12. A process for the preparation of an acid flavored food component comprising esterifying a fatty acid glyceride esterified by at least one fatty acid selected from the group consisting of fatty acids found in edible oils and fats with at least one carboxylic acid selected from the group of acidulant acids consisting of acetic acid, lactic acid, fumaric acid, malic acid, tartaric acid and citric acid to produce an oil soluble, acidulant, food component for providing an acid flavor to a food.

13. The process of claim 1 wherein said glyceride is a mono-glyceride.

14. The process of claim 1 wherein said glyceride is a di-glyceride.

15. The process of claim 1 wherein said glyceride is a mixture of mono- and di-glycerides.

16. The process of claim 1 wherein said glyceride is a glyceride of a single fatty acid.

17. The process of claim 1 wherein said glyceride is a glyceride of several fatty acids.

18. The process of claim 1 wherein all esterifications and transesterifications between said glycerol, said fatty acid and said carboxylic acid are enzyme mediated.

19. The use of a compound of the general Formula 1:

CH₂O—R₁|CHO—R₂|CH₂O—R₃

for the manufacture of an oil soluble, acidulant, food component, for providing an acid flavor to a food, wherein R₁, R₂and R₃are the same or different and wherein each of R₁, R₂and R₃is selected from the group consisting of an anionic moiety of a fatty acid found in edible oils and fats, an anionic moiety of a carboxylic acid selected from the group of acidulant acids consisting of acetic acid, lactic acid, fumaric acid, malic acid, tartaric acid and citric acid, and hydrogen, provided that at least one of R₁, R₂and R₃is an anionic moiety of a fatty acid selected from the group consisting of fatty acids found in edible oils and fats and at least one of R₁, R₂and R₃is an anionic moiety of a carboxylic acid selected from the group of acidulant acids consisting of acetic acid, lactic acid, fumaric acid, malic acid, tartaric acid and citric acid.
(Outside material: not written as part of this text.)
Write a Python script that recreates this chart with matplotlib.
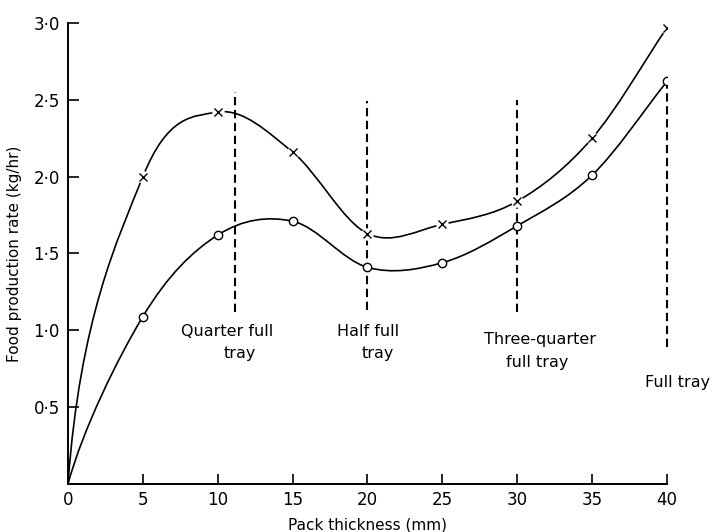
import numpy as np
import matplotlib.pyplot as plt
from matplotlib.path import Path
from matplotlib.patches import PathPatch

# Pack thickness (mm) and measured production rates (kg/hr)
thickness = [0, 5, 10, 15, 20, 25, 30, 35, 40]
rate_x = [0, 2.00, 2.42, 2.16, 1.63, 1.69, 1.84, 2.25, 2.97]
rate_o = [0, 1.09, 1.62, 1.71, 1.41, 1.44, 1.68, 2.01, 2.62]

# Tray fill levels marked on the plot
tray_x = [11.15, 20, 30, 40]
tray_top = [2.55, 2.49, 2.50, 2.62]
tray_bottom = [1.12, 1.13, 1.12, 0.89]

yticks = [0.5, 1.0, 1.5, 2.0, 2.5, 3.0]
ytick_labels = ['0·5', '1·0', '1·5', '2·0', '2·5', '3·0']
xticks = [0, 5, 10, 15, 20, 25, 30, 35, 40]


def smooth_path(xs, ys, start_ctrl):
    # Catmull-Rom style bezier through the points; first control point given
    p = np.column_stack([xs, ys]).astype(float)
    n = len(p)
    t = np.zeros_like(p)
    for i in range(1, n - 1):
        t[i] = (p[i + 1] - p[i - 1]) / 2
    t[-1] = p[-1] - p[-2]
    verts = [p[0]]
    codes = [Path.MOVETO]
    for i in range(n - 1):
        c1 = p[0] + np.array(start_ctrl) if i == 0 else p[i] + t[i] / 3
        c2 = p[i + 1] - t[i + 1] / 3
        verts += [c1, c2, p[i + 1]]
        codes += [Path.CURVE4] * 3
    return Path(verts, codes)


plt.rcParams['font.family'] = ['DejaVu Sans']

fig = plt.figure(figsize=(7.12, 5.32), dpi=100)
ax = fig.add_axes([0.0955, 0.0902, 0.8413, 0.8666])

ax.add_patch(PathPatch(smooth_path(thickness, rate_x, (0.8, 1.08)),
                       fill=False, lw=1.2, color='black', zorder=2))
ax.add_patch(PathPatch(smooth_path(thickness, rate_o, (1.0, 0.36)),
                       fill=False, lw=1.2, color='black', zorder=2))

# white halo behind the markers leaves the small breaks in the curve
ax.plot(thickness[1:], rate_x[1:], 'o', ms=9, mfc='white', mec='none', zorder=3)
ax.plot(thickness[1:], rate_x[1:], 'x', ms=5.5, mew=1.0, color='black', zorder=4)
ax.plot(thickness[1:], rate_o[1:], 'o', ms=6, mfc='white', mec='black',
        mew=1.0, zorder=4)

for xv, top, bot in zip(tray_x, tray_top, tray_bottom):
    ax.plot([xv, xv], [bot, top], color='black', lw=1.5,
            ls=(0, (4, 2.2)), zorder=1, clip_on=False)

txt = dict(fontsize=11.5, ha='center', va='center', clip_on=False)
ax.text(10.62, 0.99, 'Quarter full', **txt)
ax.text(11.48, 0.85, 'tray', **txt)
ax.text(20.03, 0.99, 'Half full', **txt)
ax.text(20.70, 0.85, 'tray', **txt)
ax.text(31.52, 0.94, 'Three-quarter', **txt)
ax.text(31.32, 0.79, 'full tray', **txt)
ax.text(40.73, 0.66, 'Full tray', **txt)

ax.set_xlim(0, 40)
ax.set_ylim(0, 3.0)
ax.set_xticks(xticks)
ax.set_xticklabels([str(v) for v in xticks])
ax.set_yticks(yticks)
ax.set_yticklabels(ytick_labels)

ax.spines['top'].set_visible(False)
ax.spines['right'].set_visible(False)
for s in ('left', 'bottom'):
    ax.spines[s].set_linewidth(1.4)
ax.tick_params(axis='both', direction='in', labelsize=12, width=1.2)
ax.tick_params(axis='y', length=8, pad=6)
ax.tick_params(axis='x', length=7, pad=5)

ax.set_xlabel('Pack thickness (mm)', fontsize=11, labelpad=6)
ax.set_ylabel('Food production rate (kg/hr)', fontsize=11, labelpad=8)

fig.savefig('out.png', dpi=100)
20. A glyceride ester composition containing at lest one compound of the general Formula 1 as defined in claim 8 whenever used in the manufacture of an oil soluble, acidulant, food component for providing an acid flavor to a food.

21. A food component for providing an acid flavor to a food, comprising a glycerol esterified by at least one fatty acid selected from the group consisting of fatty acids found in edible oil and by at least one carboxylic acid selected from the group of acidulant acids consisting of acetic acid, lactic acid, fumaric acid, malic acid, tartaric acid and citric acid, wherein all esterifications and transesterifications between said glycerol, said fatty acid and said carboxylic acid have been enzyme mediated.

22. The use of a glycerol esterified by at least one fatty acid selected from the group consisting of fatty acids found in edible oils and fats and at least one carboxylic acid selected from the group of acidulant acids consisting of acetic acid, lactic acid, fumaric acid, malic acid, tartaric acid and citric acid for the manufacture of an oil soluble, acidulant, food component, for providing an acid flavor to a food, wherein all esterifications and transesterifications between said glycerol, said fatty acid and said carboxylic acid are enzyme mediated.

23. A method for enhancing an acidic taste of a food product, said method comprising adding to said food product an amount of a glycerol esterified by at least one fatty acid selected from the group consisting of fatty acids found in edible oil and by at least one carboxylic acid selected from the group of acidulant acids consisting of acetic acid, lactic acid, fumaric acid, malic acid, tartaric acid and citric acid, the amount of said esterified fatty acid glycerol being sufficient to enhance the acidic taste of said food product.